Geography
- Location: Kingston, Jamaica
- Coordinates: 17°58′37″N 76°47′44″W﻿ / ﻿17.9768246°N 76.7954588°W

Services
- Beds: 248

History
- Former name: Victoria Jubilee Lying-In Hospital
- Opened: 9 May 1892

Links
- Website: serha.gov.jm/hospitals/vjh
- Lists: Hospitals in Jamaica

= Victoria Jubilee Hospital =

Victoria Jubilee Hospital (initially known as the Victoria Jubilee Lying-In Hospital) was founded in 1891 and opened to the public in 1892 in Kingston, Jamaica. The current facility, the largest maternity hospital in the English-speaking Caribbean, features 248 beds and delivers around 8,000 babies annually.

==History==
As a tribute to Queen Victoria in memory of her Golden Jubilee, the Victoria Jubilee Lying-In Hospital began as a public subscription project and was then endowed by the Government of Jamaica. It was planned as a public hospital for poor women to provide them with suitable food and lodging, and medical care, under the supervision of trained professionals, during their confinement. In addition, from the beginning, a nursing training program was planned to train competent practitioners to service community health needs.

The hospital was built in 1891 and opened to the public on 9 May 1892 located on North Street between Rose Lane and West Street. A two-story building, surrounded by a wide verandah, it featured modern accommodations and electricity. The ground floor had twelve rooms for student nurses, as well as offices for the matron and doctor. The upper floor contained two wards of six beds, two lying-in rooms, and a bathroom, as well as one private room if a patient could afford to pay. To the rear of the main building was an isolation ward for infectious patients, a laundry, kitchens, and a bath house. The grounds were planted with ornamental plants and trees from the Botanical Garden. The first doctor employed by the hospital was Michael Grabham and Miss Davis, a certified nurse was hired from London, as the matron.

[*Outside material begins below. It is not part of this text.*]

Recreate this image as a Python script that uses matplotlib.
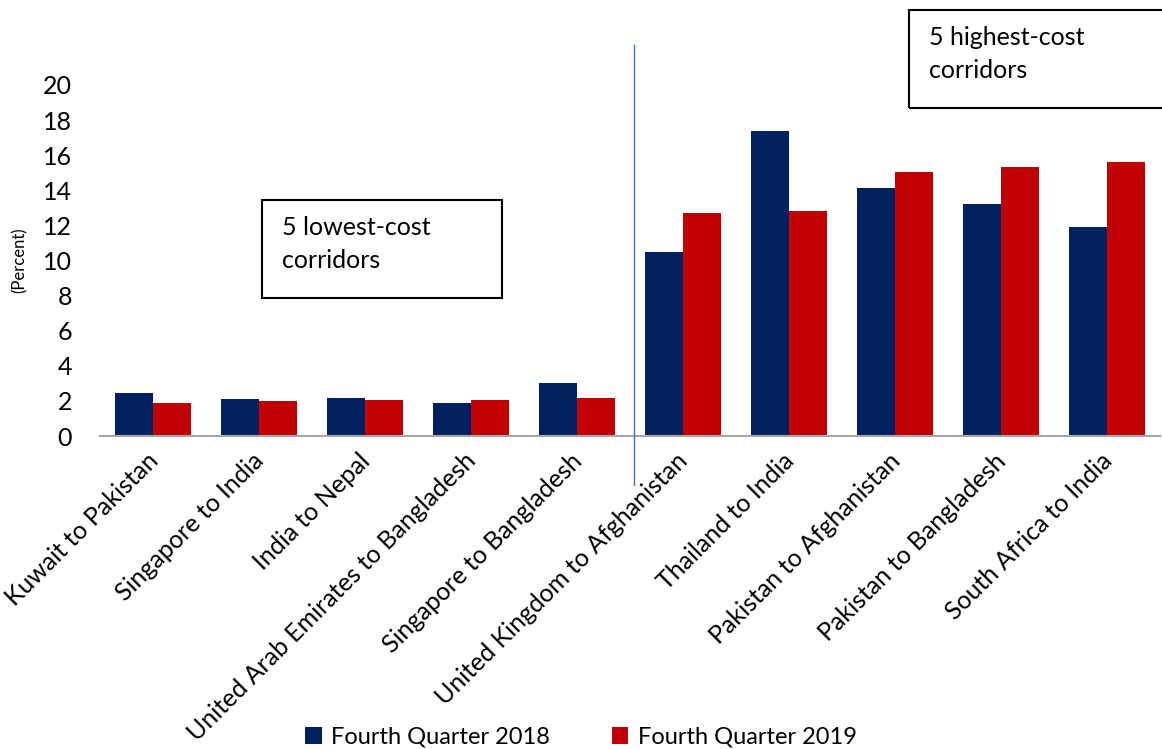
import numpy as np
import matplotlib
matplotlib.use("Agg")
from matplotlib import pyplot as plt
from matplotlib.patches import Rectangle
from matplotlib.lines import Line2D
from matplotlib.transforms import ScaledTranslation

plt.rcParams['font.family'] = ['Lato', 'DejaVu Sans']

corridors = ["Kuwait to Pakistan", "Singapore to India", "India to Nepal",
             "United Arab Emirates to Bangladesh", "Singapore to Bangladesh",
             "United Kingdom to Afghanistan", "Thailand to India",
             "Pakistan to Afghanistan", "Pakistan to Bangladesh",
             "South Africa to India"]
q4_2018 = [2.45, 2.1, 2.15, 1.88, 3.0, 10.5, 17.4, 14.15, 13.2, 11.92]
q4_2019 = [1.88, 1.98, 2.03, 2.03, 2.17, 12.7, 12.8, 15.03, 15.32, 15.62]

W, H = 1162, 749
fig = plt.figure(figsize=(W / 100, H / 100), dpi=100)
ax = fig.add_axes([100 / W, 1 - 436 / H, 1060 / W, 351 / H])

x = np.arange(len(corridors))
bw = 0.36
ax.bar(x - bw / 2, q4_2018, bw, color="#002060", label="Fourth Quarter 2018")
ax.bar(x + bw / 2, q4_2019, bw, color="#C00000", label="Fourth Quarter 2019")

ax.set_xlim(-0.5, len(corridors) - 0.5)
ax.set_ylim(0, 20)
ax.set_yticks(range(0, 21, 2))
ax.tick_params(axis="y", length=0, labelsize=18, pad=20)
ax.tick_params(axis="x", length=0, pad=8)
ax.set_xticks(x)
ax.set_xticklabels(corridors, rotation=45, ha="right", rotation_mode="anchor",
                   fontsize=18)
shift = ScaledTranslation(-0.07, -0.02, fig.dpi_scale_trans)
for lab in ax.get_xticklabels():
    lab.set_transform(lab.get_transform() + shift)
for s in ["top", "right", "left"]:
    ax.spines[s].set_visible(False)
ax.spines["bottom"].set_color("#A6A6A6")
ax.spines["bottom"].set_linewidth(1.5)

fig.text(20 / W, 1 - 260 / H, "(Percent)", rotation=90, fontsize=12,
         ha="center", va="center")

# divider between low and high cost groups
fig.add_artist(Line2D([634 / W, 634 / W], [1 - 45 / H, 1 - 485 / H],
                      color="#4472C4", lw=1))

# annotation boxes
fig.add_artist(Rectangle((262 / W, 1 - 298 / H), 240 / W, 98 / H,
                         transform=fig.transFigure, fill=False,
                         edgecolor="black", lw=1.5))
fig.text(282 / W, 1 - 216 / H, "5 lowest-cost\ncorridors", fontsize=18,
         ha="left", va="top", linespacing=1.5)
fig.add_artist(Rectangle((909 / W, 1 - 108 / H), 300 / W, 98 / H,
                         transform=fig.transFigure, fill=False,
                         edgecolor="black", lw=1.5))
fig.text(929 / W, 1 - 26 / H, "5 highest-cost\ncorridors", fontsize=18,
         ha="left", va="top", linespacing=1.5)

fig.legend(loc="center", bbox_to_anchor=(0.5, 1 - 737 / H), ncol=2,
           frameon=False, fontsize=17, handlelength=0.7, handleheight=0.7,
           handletextpad=0.4, columnspacing=2.6)

fig.savefig("out.png", dpi=100)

The majority of the training for student nurses was practical and the intent was to relocate trainees throughout the country after completion of their education. Pupil nurses were assigned patients in rotation administered medicines and monitored their condition, acting as assistants to the matron and physician. Lectures were given to acquaint students with proper treatment techniques, varied conditions, and complications they might encounter during their rounds. Particular attention was paid to infant care and passing on information to mothers so that they could maintain the health of their children. Though sometimes controversial, the hospital accepted all patients, including single mothers, but gave preference to married women if space was limited.

Through the years, various expansion projects took place in the period from 1950 to 1975, which resulted in an additional 150-bed availability and new administration offices.